L’incontro di Miami ha molto avvicinato presidente e nuovo allenatore: non è stato un problema fargli un contratto ancor più ricco di quello di Garcia (4,5 milioni netti per i prossimi 18 mesi, un’opzione legata ai risultati per il terzo anno), né garantire a Spalletti gli uomini dello staff che voleva (Baldini e Domenichini, più Franceschi che troverà già a Trigoria). Spalletti, che oggi pomeriggio guiderà il primo allenamento, avrà qualche rinforzo. Arriverà Perotti, perché Sabatini non può premettersi un altro sgarbo a Preziosi, dopo Iturbe; si tratta con il Barça con Adriano, perché un terzino destro serve; da Empoli potrebbe arrivare Tonelli, il difensore centrale mancino che manca; restano le piste che portano a Caceres, Santon, De Sciglio e, soprattutto, Criscito. Se non adesso, a giugno. Spalletti dovrà combattere contro i «riportini», cioè le voci che uscivano da Trigoria e lo facevano infuriare.

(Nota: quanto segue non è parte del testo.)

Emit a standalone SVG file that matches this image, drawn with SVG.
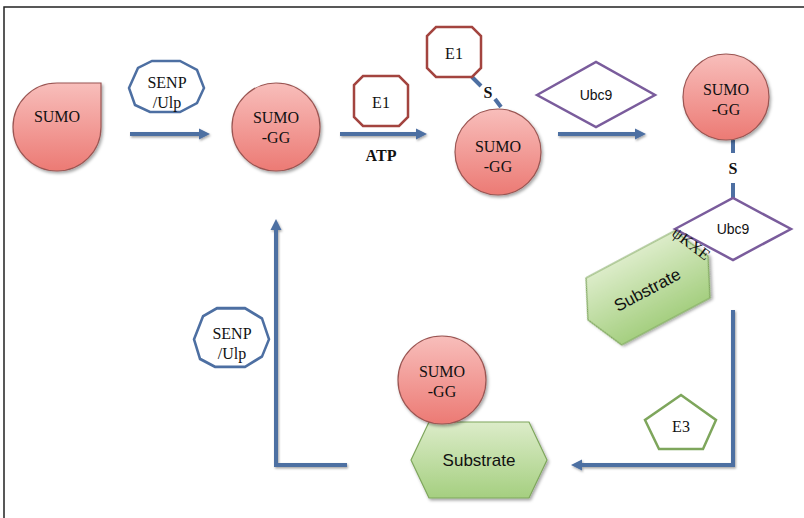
<svg xmlns="http://www.w3.org/2000/svg" width="804" height="518" viewBox="0 0 804 518">
<defs>
<linearGradient id="gRed" x1="0" y1="0" x2="0" y2="1">
<stop offset="0" stop-color="#f8bebb"/><stop offset="1" stop-color="#ec7a74"/>
</linearGradient>
<linearGradient id="gGreen" x1="0" y1="0" x2="0" y2="1">
<stop offset="0" stop-color="#dcecc9"/><stop offset="1" stop-color="#a5cf80"/>
</linearGradient>
<filter id="sh" x="-20%" y="-20%" width="150%" height="150%">
<feDropShadow dx="1.5" dy="2" stdDeviation="1.5" flood-color="#000" flood-opacity="0.35"/>
</filter>
<filter id="shl" filterUnits="userSpaceOnUse" x="0" y="0" width="804" height="518">
<feDropShadow dx="1" dy="1.5" stdDeviation="1.2" flood-color="#000" flood-opacity="0.35"/>
</filter>
<marker id="ah" markerUnits="userSpaceOnUse" markerWidth="14" markerHeight="14" viewBox="0 0 14 14" refX="2" refY="7" orient="auto">
<path d="M0,1.5 L11,7 L0,12.5 Z" fill="#4d6fa2"/>
</marker>
<polygon id="oct" points="-38,2 -29,-18 -15,-25 13,-25 30,-16 37,2 30,17 13,26 -17,26 -32,19"/>
<polygon id="e1" points="-18,-25 18,-25 27,-16 27,16 18,25 -18,25 -27,16 -27,-16"/>
<polygon id="hex" points="-68,0 -50,-38 50,-38 68,0 50,38 -50,38"/>
</defs>
<style>
.frame{stroke:#222;stroke-width:1.5;fill:none}
.sumo{fill:url(#gRed);stroke:#9a5552;stroke-width:1.2;filter:url(#sh)}
.sub{fill:url(#gGreen);stroke:#7ea65c;stroke-width:1.2;filter:url(#sh)}
.senp{fill:#fff;stroke:#4d6fa2;stroke-width:2.5}
.e1{fill:#fff;stroke:#a3443f;stroke-width:2.5}
.ubc{fill:#fff;stroke:#7a5c9c;stroke-width:2.5}
.e3{fill:#fff;stroke:#7ea65c;stroke-width:2.5}
.conn{stroke:#4d6fa2;stroke-width:4;fill:none;filter:url(#shl)}
.arr{marker-end:url(#ah)}
.serif{font-family:"Liberation Serif","DejaVu Serif",serif;font-size:16px;fill:#111;text-anchor:middle}
.sans{font-family:"Liberation Sans",Arial,sans-serif;fill:#111;text-anchor:middle}
.bold{font-weight:bold}
</style>
<rect width="804" height="518" fill="#fff"/>
<path class="frame" d="M4,518 L4,7 L804,7"/>

<g id="connectors">
<line class="conn arr" x1="130" y1="134" x2="201" y2="134"/>
<line class="conn arr" x1="340" y1="134" x2="418" y2="134"/>
<line class="conn arr" x1="558" y1="134" x2="637" y2="134"/>
<path class="conn arr" d="M733,310 L733,465 L580,465"/>
<path class="conn arr" d="M347,465 L276,465 L276,228"/>
<line x1="472" y1="77" x2="481" y2="86" stroke="#4d6fa2" stroke-width="4"/>
<line x1="495" y1="99" x2="501" y2="107" stroke="#4d6fa2" stroke-width="4"/>
<line x1="733" y1="140" x2="733" y2="153" stroke="#4d6fa2" stroke-width="4"/>
<line x1="733" y1="183" x2="733" y2="199" stroke="#4d6fa2" stroke-width="4"/>
</g>

<g id="sumo1">
<path class="sumo" d="M13,127 A44,44 0 0 1 57,83 L101,83 L101,127 A44,44 0 0 1 57,171 A44,44 0 0 1 13,127 Z"/>
<text class="serif" x="57" y="122">SUMO</text>
</g>

<g id="senp1">
<use href="#oct" class="senp" transform="translate(167,86)"/>
<text class="serif" x="167" y="88">SENP</text>
<text class="serif" x="167" y="108">/Ulp</text>
</g>

<g id="sumogg1">
<circle class="sumo" cx="276" cy="127" r="44"/>
<text class="serif" x="276" y="123">SUMO</text>
<text class="serif" x="276" y="143">-GG</text>
</g>

<g id="e1a">
<use href="#e1" class="e1" transform="translate(381,101)"/>
<text class="serif" x="381" y="108">E1</text>
</g>
<text class="serif bold" x="381" y="161">ATP</text>

<g id="e1b">
<use href="#e1" class="e1" transform="translate(454,52)"/>
<text class="serif" x="454" y="59">E1</text>
</g>
<text class="serif bold" x="488" y="98">S</text>

<g id="sumogg2">
<circle class="sumo" cx="498" cy="152" r="43"/>
<text class="serif" x="498" y="152">SUMO</text>
<text class="serif" x="498" y="172">-GG</text>
</g>

<g id="ubc9a">
<polygon class="ubc" points="537,95 596,62 655,95 596,127"/>
<text class="sans" font-size="14" x="596" y="100">Ubc9</text>
</g>

<g id="sumogg3">
<circle class="sumo" cx="726" cy="97" r="43"/>
<text class="serif" x="726" y="95">SUMO</text>
<text class="serif" x="726" y="115">-GG</text>
</g>
<text class="serif bold" x="733" y="174">S</text>

<g id="ubc9b">
<polygon class="ubc" points="675,229 733,198 791,229 733,260"/>
<text class="sans" font-size="14" x="733" y="234">Ubc9</text>
</g>

<g id="substrate1">
<use href="#hex" class="sub" transform="translate(648,288) rotate(-28)"/>
<text class="sans" font-size="17" transform="translate(650,295) rotate(-28)">Substrate</text>
<text class="serif" font-size="14" transform="translate(688,248) rotate(37)">ψKXE</text>
</g>

<g id="senp2">
<use href="#oct" class="senp" transform="translate(232,337) scale(1,1.15)"/>
<text class="serif" x="232" y="339">SENP</text>
<text class="serif" x="232" y="359">/Ulp</text>
</g>

<g id="substrate2">
<use href="#hex" class="sub" transform="translate(479,460)"/>
<text class="sans" font-size="17" x="479" y="466">Substrate</text>
</g>

<g id="sumogg4">
<circle class="sumo" cx="442" cy="380" r="44"/>
<text class="serif" x="442" y="377">SUMO</text>
<text class="serif" x="442" y="397">-GG</text>
</g>

<g id="e3">
<polygon class="e3" points="681,395 716,420 703,449 659,449 645,420"/>
<text class="serif" x="681" y="432">E3</text>
</g>
</svg>
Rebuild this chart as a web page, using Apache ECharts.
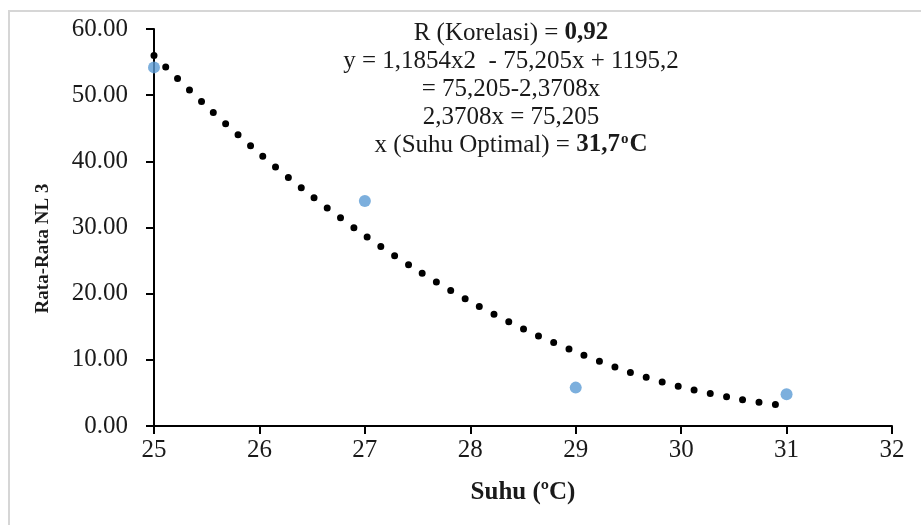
<!DOCTYPE html>
<html>
<head>
<meta charset="utf-8">
<script src="https://cdn.jsdelivr.net/npm/echarts@6/dist/echarts.min.js"></script>
<style>
  html, body { margin: 0; padding: 0; background: #fff; }
  #chart { width: 921px; height: 525px; }
</style>
</head>
<body>
<div id="chart"></div>
<script>
// measured points
const suhu = [25, 27, 29, 31];
const rataRataNL3 = [54.2, 34.0, 5.8, 4.8];

// dotted poly trendline, every 0.5 degree
const trendSuhu = [25, 25.5, 26, 26.5, 27, 27.5, 28, 28.5, 29, 29.5, 30, 30.5, 31];
const trendNL3 = [56.0, 48.3, 41.2, 34.7, 28.8, 23.5, 18.8, 14.7, 11.2, 8.2, 5.9, 4.2, 3.0];

const noteLines = [
    'R (Korelasi) = {b|0,92}',
    'y = 1,1854x2  - 75,205x + 1195,2',
    '= 75,205-2,3708x',
    '2,3708x = 75,205',
    'x (Suhu Optimal) = {b|31,7}{sup|o}{b|C}'
];

const serif = '"Liberation Serif", "Times New Roman", serif';
const ink = '#1a1a1a';

let chartOption = {
    animation: false,
    backgroundColor: '#fff',
    textStyle: { fontFamily: serif },
    graphic: [{
        type: 'rect',
        shape: { x: 9, y: 11, width: 940, height: 540 },
        style: { fill: 'none', stroke: '#d6d6d6', lineWidth: 2 },
        silent: true
    }],
    title: {
        text: noteLines.join('\n'),
        left: 506,
        top: 14,
        textAlign: 'center',
        textStyle: {
            fontFamily: serif,
            fontSize: 25,
            fontWeight: 'normal',
            color: ink,
            lineHeight: 28,
            rich: {
                b: { fontFamily: serif, fontSize: 25, fontWeight: 'bold', color: ink, lineHeight: 28 },
                sup: { fontFamily: serif, fontSize: 15, fontWeight: 'bold', color: ink, lineHeight: 28, padding: [0, 1, 11, 1] }
            }
        }
    },
    grid: { left: 154, right: 29, top: 29, bottom: 99 },
    xAxis: {
        type: 'value',
        min: 25,
        max: 32,
        interval: 1,
        name: 'Suhu (\u00baC)',
        nameLocation: 'middle',
        nameGap: 54,
        nameTextStyle: { fontFamily: serif, fontSize: 25, fontWeight: 'bold', color: ink },
        splitLine: { show: false },
        axisLine: { onZero: false, lineStyle: { color: '#000', width: 2 } },
        axisTick: { show: true, length: 8, lineStyle: { color: '#000', width: 2 } },
        axisLabel: { margin: 12, fontFamily: serif, fontSize: 25, color: ink }
    },
    yAxis: {
        type: 'value',
        min: 0,
        max: 60,
        interval: 10,
        name: 'Rata-Rata NL 3',
        nameLocation: 'middle',
        nameGap: 101,
        nameTextStyle: { fontFamily: serif, fontSize: 19, fontWeight: 'bold', color: ink, padding: [0, 42, 0, 0] },
        splitLine: { show: false },
        axisLine: { show: true, lineStyle: { color: '#000', width: 2 } },
        axisTick: { show: true, length: 8, lineStyle: { color: '#000', width: 2 } },
        axisLabel: {
            margin: 26,
            fontFamily: serif,
            fontSize: 25,
            color: ink,
            formatter: (v) => v.toFixed(2)
        }
    },
    series: [
        {
            type: 'line',
            data: trendSuhu.map((x, i) => [x, trendNL3[i]]),
            smooth: 0.3,
            showSymbol: false,
            silent: true,
            lineStyle: { color: '#000', width: 7, type: [0, 16.5], cap: 'round' },
            z: 2
        },
        {
            type: 'scatter',
            data: suhu.map((x, i) => [x, rataRataNL3[i]]),
            symbolSize: 12,
            itemStyle: { color: '#5b9bd5' },
            z: 3
        }
    ]
};

const mychart = echarts.init(document.getElementById('chart'));
mychart.setOption(chartOption);
</script>
</body>
</html>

Tra i social media e i report fatti quotidianamente a Pallotta ci sarà da divertirsi. Dentro la Roma c’è chi teme assai il carattere «fumantino » di Spalletti e il fatto che ritorni in una piazza che, nel tempo, è cambiata. Ma era e resta la miglior scelta possibile in un’emergenza in cui la dirigenza si è cacciata da sola. Rudi Garcia, ieri, ha salutato tutti a Trigoria, con commozione. Ha passato momenti esaltanti (le dieci vittorie consecutive del primo campionato), altri difficili ma appaganti (il secondo posto strappato con le unghie e con i denti l’anno scorso), altri ancora deprimenti (l’andamento in Champions League, le ultime settimane). Ha creato spesso una buona chimica tra lui e i giocatori, ma ha sbagliato ad assecondare la filosofia di Sabatini, quella per cui «è meglio che non vi affezionate ai calciatori». Garcia, per esempio, non si è opposto abbastanza alla cessione di Benatia, grande difensore e ancor più importante leader. Alla fine, al contrario di quello che aveva detto Sabatini, con un’espressione alla Quentin Tarantino, gli schizzi di sangue sono stati soltanto i suoi. Tanti i messaggi dei suoi giocatori affidati al web. Il più bello, quello di Kevin Strootman: «Mister, ti ringrazio per il sostegno che mi hai dato durante la riabilitazione. Hai sempre creduto in me, mi hai portato alla Roma e di questo ti sarò sempre grato. Ti auguro il meglio per il futuro». Un futuro senza Roma.